Originally broadcast February 8th, 2014, this live concert film from Empty Sea Studios takes you within just a few feet of singer-songwriter Robert Sarazin Blake as he woos the audience with story and song.
Robert Sarazin Blake's new self-titled album is a huge surprise. In his last few albums, Blake has stressed his collaboration with his backing band and created an impromptu yet fleshed out sound. Here he’s largely alone, just him and his trusty 1978 Martin D-35, with the most spare of accompaniment (most notably Jacob Silver on double bass, Jefferson Hamer and Daniel Zane Maroti on guitars, Robin McMillan on congas, Eamon O’Leary on bouzouki and Anais Mitchell’s lovely backing vocals on the touching “Our Winter on New York”). While his singing style remains influenced by the Phil Ochs School of Dry, Plaintive and Political, there’s a relaxed loveliness to it that suggests a renewed confidence in his striking vision.

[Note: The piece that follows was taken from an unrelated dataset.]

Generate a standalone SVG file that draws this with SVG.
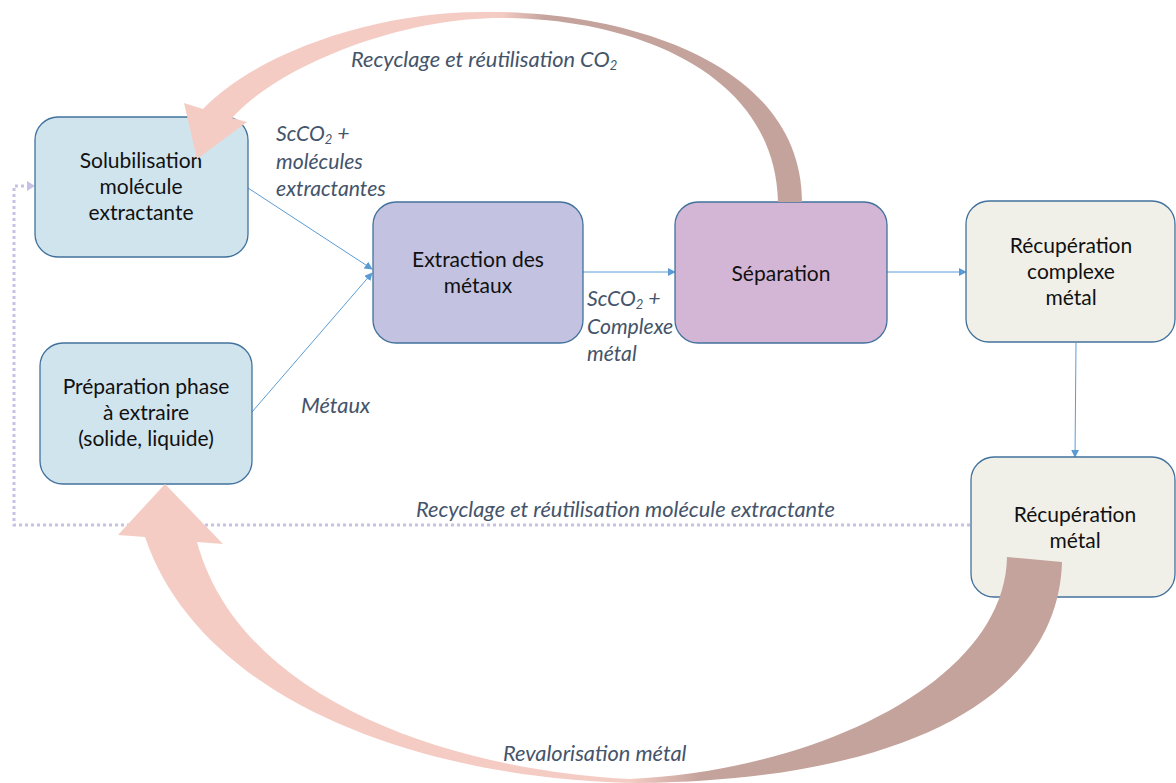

The surprise, of course, is what a beautiful collection of music this is. Blake seems to be traveling backward through time on the last few albums–The Air Your Lungs Forced Out seemed very much a product of the Portland music scene’s 2009 infatuation with all things Americana, but Put It All Down in a Letter reached backward toward Ferlinghetti, Kerouac and Ginsberg and was clearly evocative of the day when traveling musicians played to survive and eat their next meal or two. This album, however, resurrects the ghost of Woody Guthrie with its purity and commitment. The nostalgic aspect of Blake’s music is gone and he feels as if he’s truly singing for the New Depression.